## Problem:
Reproduce all the material exactly, minus any pictures it holds.

## Provided material:
____________________

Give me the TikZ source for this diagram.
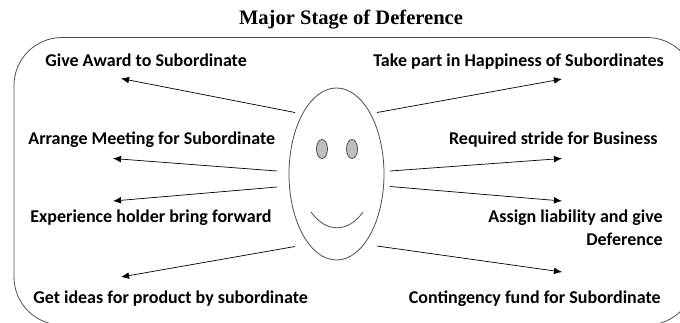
\documentclass[tikz,border=0pt]{standalone}
\usepackage{fontspec}
\setmainfont{Liberation Serif}
\newfontfamily\labelfont{Carlito}
\usetikzlibrary{arrows.meta}
\definecolor{face-gray}{gray}{0.75}
\definecolor{line-gray}{gray}{0.3}
\tikzset{
	stagelabel/.style={font=\labelfont\bfseries\fontsize{10.25}{12.7}\selectfont, inner sep=0pt},
	stagearrow/.style={-{Latex[length=4.6pt,width=3.8pt]}, line width=0.4pt, black},
	outline/.style={draw=line-gray, line width=0.45pt}
}

\begin{document}
\begin{tikzpicture}[x=0.02cm, y=-0.02cm]

	\useasboundingbox (0,0) rectangle (680,322);
	\clip (0,0) rectangle (680,322);

	\node[font=\bfseries\fontsize{11.7}{14}\selectfont, inner sep=0pt, anchor=base] (title) at (351,24) {Major Stage of Deference};

	\draw[outline, rounded corners=27.3pt] (14,37.5) rectangle (695,325);

	% face
	\draw[outline] (336.5,174) ellipse [x radius=47.5, y radius=86];
	\draw[outline, fill=face-gray] (322,149) ellipse [x radius=5.5, y radius=9.5];
	\draw[outline, fill=face-gray] (352,149) ellipse [x radius=5.5, y radius=9.5];
	\draw[outline] (311,212) .. controls (326,233) and (348,233) .. (363,212);

	% labels
	\node[stagelabel, anchor=base west] (award) at (45,66) {Give Award to Subordinate};
	\node[stagelabel, anchor=base west] (meeting) at (28,144) {Arrange Meeting for Subordinate};
	\node[stagelabel, anchor=base west] (holder) at (30,222) {Experience holder bring forward};
	\node[stagelabel, anchor=base west] (ideas) at (33,303) {Get ideas for product by subordinate};
	\node[stagelabel, anchor=base east] (happiness) at (664,66) {Take part in Happiness of Subordinates};
	\node[stagelabel, anchor=base east] (stride) at (658,144) {Required stride for Business};
	\node[stagelabel, anchor=north east, align=right] (liability) at (663,210) {Assign liability and give\\Deference};
	\node[stagelabel, anchor=base east] (fund) at (661,303) {Contingency fund for Subordinate};

	% arrow ends
	\coordinate (awardtail) at (295,112.5);
	\coordinate (awardtip) at (121,78.5);
	\coordinate (meetingtail) at (277,171);
	\coordinate (meetingtip) at (113,158.5);
	\coordinate (holdertail) at (277,187);
	\coordinate (holdertip) at (113,201);
	\coordinate (ideastail) at (295,246.5);
	\coordinate (ideastip) at (121,277);
	\coordinate (happinesstail) at (377,112.5);
	\coordinate (happinesstip) at (562,79);
	\coordinate (stridetail) at (390,171);
	\coordinate (stridetip) at (562,158.5);
	\coordinate (liabilitytail) at (390,186.5);
	\coordinate (liabilitytip) at (562,201);
	\coordinate (fundtail) at (377,246);
	\coordinate (fundtip) at (562,272);

	\foreach \stage in {award,meeting,holder,ideas,happiness,stride,liability,fund}{
		\draw[stagearrow] (\stage tail)--(\stage tip);
	}

\end{tikzpicture}
\end{document}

____________________

## Complete answer:
Give me the TikZ source for this diagram.
\documentclass[tikz,border=0pt]{standalone}
\usepackage{fontspec}
\setmainfont{Liberation Serif}
\newfontfamily\labelfont{Carlito}
\usetikzlibrary{arrows.meta}
\definecolor{face-gray}{gray}{0.75}
\definecolor{line-gray}{gray}{0.3}
\tikzset{
	stagelabel/.style={font=\labelfont\bfseries\fontsize{10.25}{12.7}\selectfont, inner sep=0pt},
	stagearrow/.style={-{Latex[length=4.6pt,width=3.8pt]}, line width=0.4pt, black},
	outline/.style={draw=line-gray, line width=0.45pt}
}

\begin{document}
\begin{tikzpicture}[x=0.02cm, y=-0.02cm]

	\useasboundingbox (0,0) rectangle (680,322);
	\clip (0,0) rectangle (680,322);

	\node[font=\bfseries\fontsize{11.7}{14}\selectfont, inner sep=0pt, anchor=base] (title) at (351,24) {Major Stage of Deference};

	\draw[outline, rounded corners=27.3pt] (14,37.5) rectangle (695,325);

	% face
	\draw[outline] (336.5,174) ellipse [x radius=47.5, y radius=86];
	\draw[outline, fill=face-gray] (322,149) ellipse [x radius=5.5, y radius=9.5];
	\draw[outline, fill=face-gray] (352,149) ellipse [x radius=5.5, y radius=9.5];
	\draw[outline] (311,212) .. controls (326,233) and (348,233) .. (363,212);

	% labels
	\node[stagelabel, anchor=base west] (award) at (45,66) {Give Award to Subordinate};
	\node[stagelabel, anchor=base west] (meeting) at (28,144) {Arrange Meeting for Subordinate};
	\node[stagelabel, anchor=base west] (holder) at (30,222) {Experience holder bring forward};
	\node[stagelabel, anchor=base west] (ideas) at (33,303) {Get ideas for product by subordinate};
	\node[stagelabel, anchor=base east] (happiness) at (664,66) {Take part in Happiness of Subordinates};
	\node[stagelabel, anchor=base east] (stride) at (658,144) {Required stride for Business};
	\node[stagelabel, anchor=north east, align=right] (liability) at (663,210) {Assign liability and give\\Deference};
	\node[stagelabel, anchor=base east] (fund) at (661,303) {Contingency fund for Subordinate};

	% arrow ends
	\coordinate (awardtail) at (295,112.5);
	\coordinate (awardtip) at (121,78.5);
	\coordinate (meetingtail) at (277,171);
	\coordinate (meetingtip) at (113,158.5);
	\coordinate (holdertail) at (277,187);
	\coordinate (holdertip) at (113,201);
	\coordinate (ideastail) at (295,246.5);
	\coordinate (ideastip) at (121,277);
	\coordinate (happinesstail) at (377,112.5);
	\coordinate (happinesstip) at (562,79);
	\coordinate (stridetail) at (390,171);
	\coordinate (stridetip) at (562,158.5);
	\coordinate (liabilitytail) at (390,186.5);
	\coordinate (liabilitytip) at (562,201);
	\coordinate (fundtail) at (377,246);
	\coordinate (fundtip) at (562,272);

	\foreach \stage in {award,meeting,holder,ideas,happiness,stride,liability,fund}{
		\draw[stagearrow] (\stage tail)--(\stage tip);
	}

\end{tikzpicture}
\end{document}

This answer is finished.